E’ finito in parità l’ennesimo round tra Cateno De Luca e la Procura di Messina, a confronto, oggi, su uno stralcio del caso Fenapi. La Corte d’Appello (presidente Tripodi) si è pronunciata intorno alle 19.30, dopo essere stata chiamata a riesaminare la decisione del giudice per le indagini preliminari Simona Finocchiaro che a luglio scorso aveva rinviato a giudizio Cateno De Luca e gli altri imputati per evasione fiscale, “cassando” invece l’accusa di associazione a delinquere e altre due ipotesi residuali di evasione fiscale.

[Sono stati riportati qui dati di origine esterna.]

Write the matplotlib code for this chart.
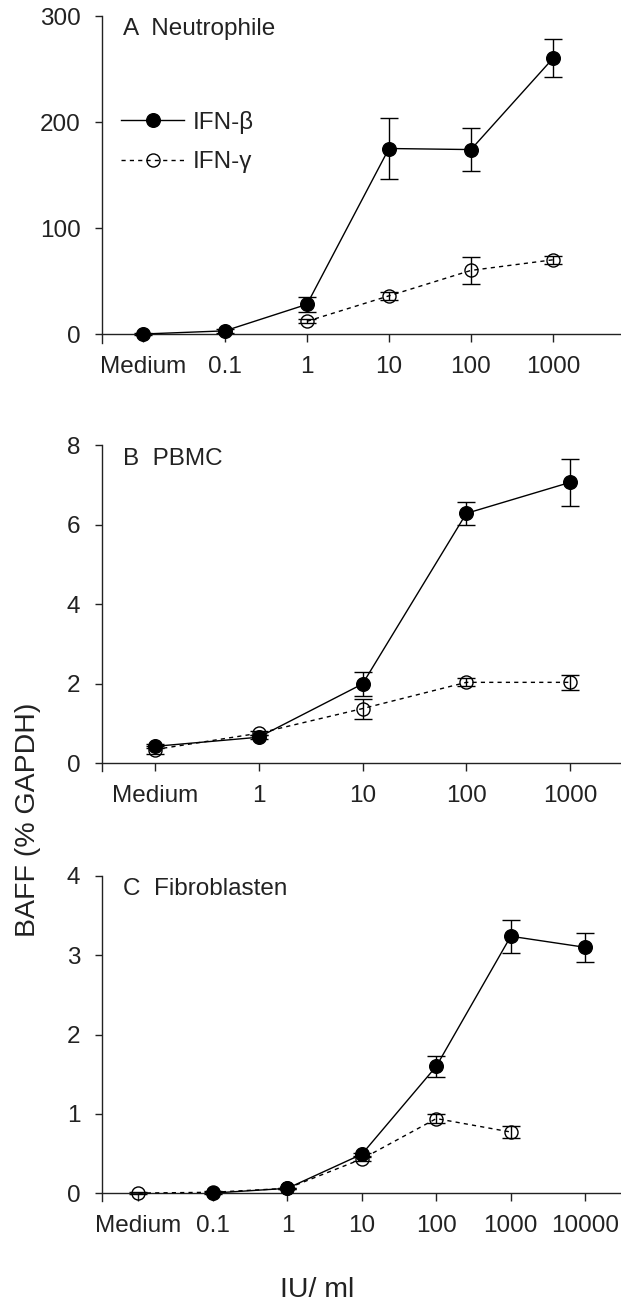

La Procura Generale, riprendendo l’appello dei colleghi della Procura ordinaria, aveva chiesto alla Corte d’Appello di annullare quel non luogo a procedere, e rinviare a giudizio tutti anche per l’accusa di associazione a delinquere. I giudici di secondo grado hanno però deciso diversamente. Hanno, infatti, confermato il non luogo a procedere per l’accusa più grave, ma hanno, al contempo, disposto il rinvio a giudizio per gli altri due capi di imputazione.
Da un lato la sentenza “d’assoluzione”, quindi, che cristallizza il no all’accusa che esistesse una vera e propria organizzazione, capeggiata da De Luca e il “braccio destro” Carmelo Satta. Dall’altra, però, la Corte d’Appello con un separato provvedimento ha disposto il rinvio a giudizio del sindaco di Messina, Satta, Cristina e Floretana Triolo, Antonino Bartolotta, Giuseppe Ciatto, Francesco Vito, Carmelina Cassaniti eFabio Nicita. Dovranno tutti tornare davanti al giudice monocratico del Tribunale a partire dal prossimo 5 luglio per difendersi dalle accuse legate al mantenimento di una sede romana.
Sono difesi dagli avvocati Emiliano Covino, Carlo Taormina, Giovanni Mannuccia, Massimo Brigandì e Maria Grazia Bartolone. Probabilmente il processo verrà poi riunificato a quello già in corso.
Per loro quindi di fatto il carico delle accuse da cui difendersi si appesantisce.